— DATASET EXCERPT —
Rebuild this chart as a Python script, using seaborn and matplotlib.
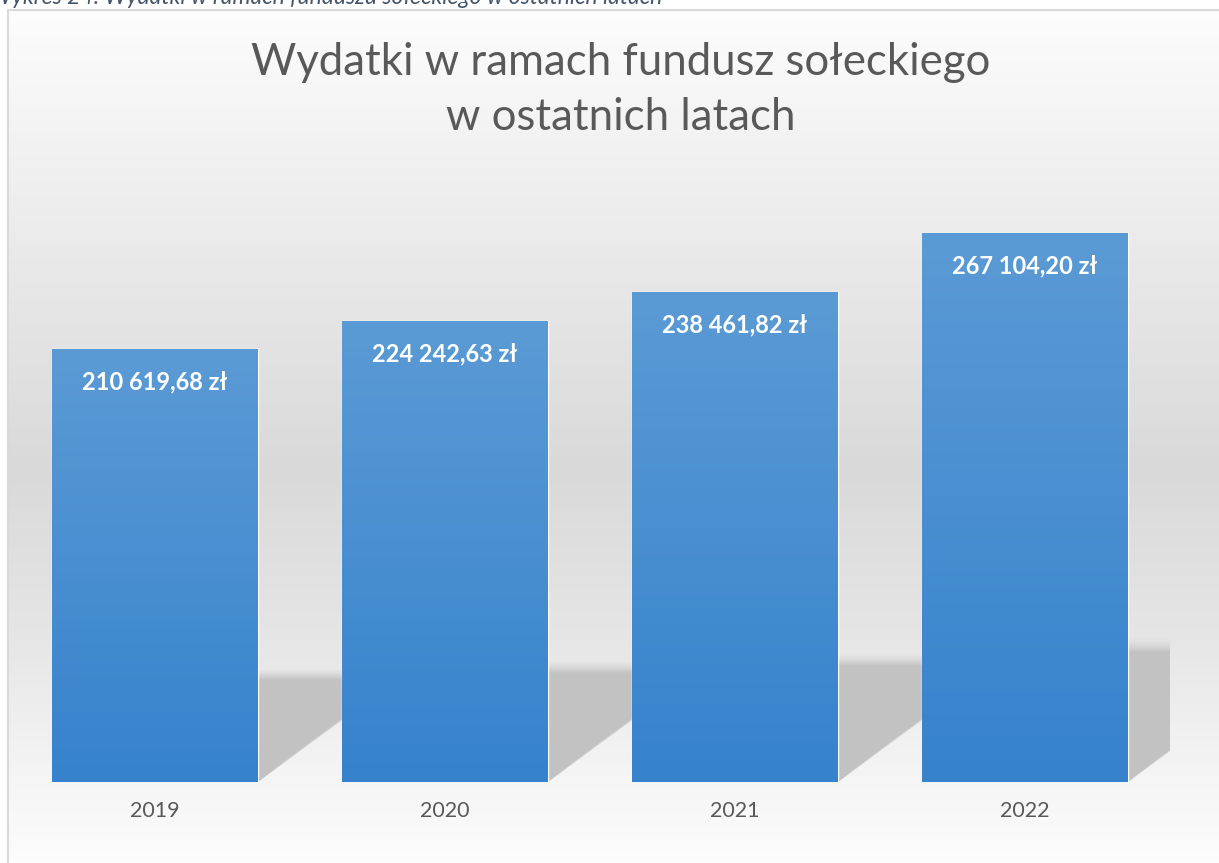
import numpy as np
import pandas as pd
import matplotlib.pyplot as plt
import seaborn as sns
from matplotlib.colors import LinearSegmentedColormap
from matplotlib.patches import Polygon, Rectangle

# chart data
years = ['2019', '2020', '2021', '2022']
values = [210619.68, 224242.63, 238461.82, 267104.20]
value_labels = ['210 619,68 zł', '224 242,63 zł', '238 461,82 zł', '267 104,20 zł']

title = 'Wydatki w ramach fundusz sołeckiego\nw ostatnich latach'
caption = 'Wykres 24: Wydatki w ramach funduszu sołeckiego w ostatnich latach'

W, H = 1219, 863
DPI = 100

sns.set_style('white')
plt.rcParams['font.family'] = ['Lato', 'DejaVu Sans']

fig = plt.figure(figsize=(W / DPI, H / DPI), dpi=DPI)
fig.patch.set_facecolor('white')

# chart frame with vertical grey gradient
frame_l, frame_t = 8, 10
bg = fig.add_axes([frame_l / W, 0, 1 - frame_l / W, 1 - frame_t / H], zorder=0)
bg_cmap = LinearSegmentedColormap.from_list('bg', [
    (0.0, '#fdfdfd'), (0.17, '#f1f1f1'), (0.54, '#d9d9d9'),
    (0.74, '#e6e6e6'), (0.90, '#f5f5f5'), (1.0, '#fcfcfc')])
grad = np.linspace(0, 1, 256).reshape(-1, 1)
bg.imshow(grad, aspect='auto', cmap=bg_cmap, extent=[0, 1, 1, 0])
bg.set_xlim(0, 1)
bg.set_ylim(1, 0)
bg.axis('off')
fig.add_artist(Rectangle((frame_l / W, -0.01), 1.1, 1 - frame_t / H + 0.01,
                         transform=fig.transFigure, fill=False,
                         edgecolor='#d9d9d9', linewidth=1.5, zorder=1))

# caption, cut off at the top edge as in the source page
fig.text(-10 / W, 1 - 4 / H, caption, ha='left', va='baseline', fontsize=16.5,
         style='italic', color='#44546a')

# plot area
ax_l, ax_r, ax_b, ax_t = 10, 1170, 782, 165
ax = fig.add_axes([ax_l / W, 1 - ax_b / H, (ax_r - ax_l) / W, (ax_b - ax_t) / H], zorder=2)
ax.patch.set_alpha(0)

df = pd.DataFrame({'Rok': years, 'Kwota': values})
sns.barplot(data=df, x='Rok', y='Kwota', color='#5b9bd5', width=0.71,
            saturation=1, ax=ax, zorder=3)
ax.set_ylim(0, 300000)
ax.set_xlim(-0.5, len(years) - 0.5)

# pixel scale for the shadows
px_per_unit = (ax_b - ax_t) / 300000
px_per_cat = (ax_r - ax_l) / len(years)

for i, v in enumerate(values):
    bar = ax.patches[i]
    xl, xr = bar.get_x(), bar.get_x() + bar.get_width()
    hs = 0.235 * v
    dx = (hs * px_per_unit / 0.72) / px_per_cat
    # soft top fringe, then the solid shadow
    for k in range(6):
        top = hs * (1 + 0.018 * (6 - k))
        col = plt.cm.Greys(0.22 + 0.035 * k)
        poly = Polygon([(xl, 0), (xr, 0), (xr + dx, top), (xl + dx, top)],
                       closed=True, facecolor=col, edgecolor='none', alpha=0.35, zorder=1)
        ax.add_patch(poly)
    # blurred lower edge: shift the slanted side a little further each step
    for k in range(5):
        shift = 0.012 * (5 - k)
        ax.add_patch(Polygon([(xl, 0), (xr - shift, 0), (xr + dx - shift, hs),
                              (xl + dx, hs)], closed=True, facecolor='#c2c2c2',
                             edgecolor='none', alpha=0.3 + 0.14 * k, zorder=1))

# gradient fill on the bars
bar_cmap = LinearSegmentedColormap.from_list('bar', ['#5b9bd5', '#3682cd'])
for bar in ax.patches[:len(values)]:
    x0, w, h = bar.get_x(), bar.get_width(), bar.get_height()
    im = ax.imshow(grad, aspect='auto', cmap=bar_cmap,
                   extent=[x0, x0 + w, 0, h], origin='upper', zorder=4)
    im.set_clip_path(bar)
ax.set_xlim(-0.5, len(years) - 0.5)
ax.set_ylim(0, 300000)

for i, v in enumerate(values):
    ax.annotate(value_labels[i], (i, v), xytext=(0, -24), textcoords='offset points',
                ha='center', va='center', color='white', fontsize=17,
                fontweight='bold', zorder=5)

ax.set_xlabel('')
ax.set_ylabel('')
ax.set_yticks([])
ax.tick_params(axis='x', length=0, pad=14, labelsize=15.5, labelcolor='#595959')
sns.despine(ax=ax, left=True, bottom=True)

fig.text(621 / W, 1 - 90 / H, title, ha='center', va='center', fontsize=31.5,
         color='#595959', linespacing=1.45, zorder=3)

fig.savefig('out.png', dpi=DPI)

— DO THIS —
Take the listing and print it again exactly, but without any pictures.

— FULL RESPONSE —
Rebuild this chart as a Python script, using seaborn and matplotlib.
import numpy as np
import pandas as pd
import matplotlib.pyplot as plt
import seaborn as sns
from matplotlib.colors import LinearSegmentedColormap
from matplotlib.patches import Polygon, Rectangle

# chart data
years = ['2019', '2020', '2021', '2022']
values = [210619.68, 224242.63, 238461.82, 267104.20]
value_labels = ['210 619,68 zł', '224 242,63 zł', '238 461,82 zł', '267 104,20 zł']

title = 'Wydatki w ramach fundusz sołeckiego\nw ostatnich latach'
caption = 'Wykres 24: Wydatki w ramach funduszu sołeckiego w ostatnich latach'

W, H = 1219, 863
DPI = 100

sns.set_style('white')
plt.rcParams['font.family'] = ['Lato', 'DejaVu Sans']

fig = plt.figure(figsize=(W / DPI, H / DPI), dpi=DPI)
fig.patch.set_facecolor('white')

# chart frame with vertical grey gradient
frame_l, frame_t = 8, 10
bg = fig.add_axes([frame_l / W, 0, 1 - frame_l / W, 1 - frame_t / H], zorder=0)
bg_cmap = LinearSegmentedColormap.from_list('bg', [
    (0.0, '#fdfdfd'), (0.17, '#f1f1f1'), (0.54, '#d9d9d9'),
    (0.74, '#e6e6e6'), (0.90, '#f5f5f5'), (1.0, '#fcfcfc')])
grad = np.linspace(0, 1, 256).reshape(-1, 1)
bg.imshow(grad, aspect='auto', cmap=bg_cmap, extent=[0, 1, 1, 0])
bg.set_xlim(0, 1)
bg.set_ylim(1, 0)
bg.axis('off')
fig.add_artist(Rectangle((frame_l / W, -0.01), 1.1, 1 - frame_t / H + 0.01,
                         transform=fig.transFigure, fill=False,
                         edgecolor='#d9d9d9', linewidth=1.5, zorder=1))

# caption, cut off at the top edge as in the source page
fig.text(-10 / W, 1 - 4 / H, caption, ha='left', va='baseline', fontsize=16.5,
         style='italic', color='#44546a')

# plot area
ax_l, ax_r, ax_b, ax_t = 10, 1170, 782, 165
ax = fig.add_axes([ax_l / W, 1 - ax_b / H, (ax_r - ax_l) / W, (ax_b - ax_t) / H], zorder=2)
ax.patch.set_alpha(0)

df = pd.DataFrame({'Rok': years, 'Kwota': values})
sns.barplot(data=df, x='Rok', y='Kwota', color='#5b9bd5', width=0.71,
            saturation=1, ax=ax, zorder=3)
ax.set_ylim(0, 300000)
ax.set_xlim(-0.5, len(years) - 0.5)

# pixel scale for the shadows
px_per_unit = (ax_b - ax_t) / 300000
px_per_cat = (ax_r - ax_l) / len(years)

for i, v in enumerate(values):
    bar = ax.patches[i]
    xl, xr = bar.get_x(), bar.get_x() + bar.get_width()
    hs = 0.235 * v
    dx = (hs * px_per_unit / 0.72) / px_per_cat
    # soft top fringe, then the solid shadow
    for k in range(6):
        top = hs * (1 + 0.018 * (6 - k))
        col = plt.cm.Greys(0.22 + 0.035 * k)
        poly = Polygon([(xl, 0), (xr, 0), (xr + dx, top), (xl + dx, top)],
                       closed=True, facecolor=col, edgecolor='none', alpha=0.35, zorder=1)
        ax.add_patch(poly)
    # blurred lower edge: shift the slanted side a little further each step
    for k in range(5):
        shift = 0.012 * (5 - k)
        ax.add_patch(Polygon([(xl, 0), (xr - shift, 0), (xr + dx - shift, hs),
                              (xl + dx, hs)], closed=True, facecolor='#c2c2c2',
                             edgecolor='none', alpha=0.3 + 0.14 * k, zorder=1))

# gradient fill on the bars
bar_cmap = LinearSegmentedColormap.from_list('bar', ['#5b9bd5', '#3682cd'])
for bar in ax.patches[:len(values)]:
    x0, w, h = bar.get_x(), bar.get_width(), bar.get_height()
    im = ax.imshow(grad, aspect='auto', cmap=bar_cmap,
                   extent=[x0, x0 + w, 0, h], origin='upper', zorder=4)
    im.set_clip_path(bar)
ax.set_xlim(-0.5, len(years) - 0.5)
ax.set_ylim(0, 300000)

for i, v in enumerate(values):
    ax.annotate(value_labels[i], (i, v), xytext=(0, -24), textcoords='offset points',
                ha='center', va='center', color='white', fontsize=17,
                fontweight='bold', zorder=5)

ax.set_xlabel('')
ax.set_ylabel('')
ax.set_yticks([])
ax.tick_params(axis='x', length=0, pad=14, labelsize=15.5, labelcolor='#595959')
sns.despine(ax=ax, left=True, bottom=True)

fig.text(621 / W, 1 - 90 / H, title, ha='center', va='center', fontsize=31.5,
         color='#595959', linespacing=1.45, zorder=3)

fig.savefig('out.png', dpi=DPI)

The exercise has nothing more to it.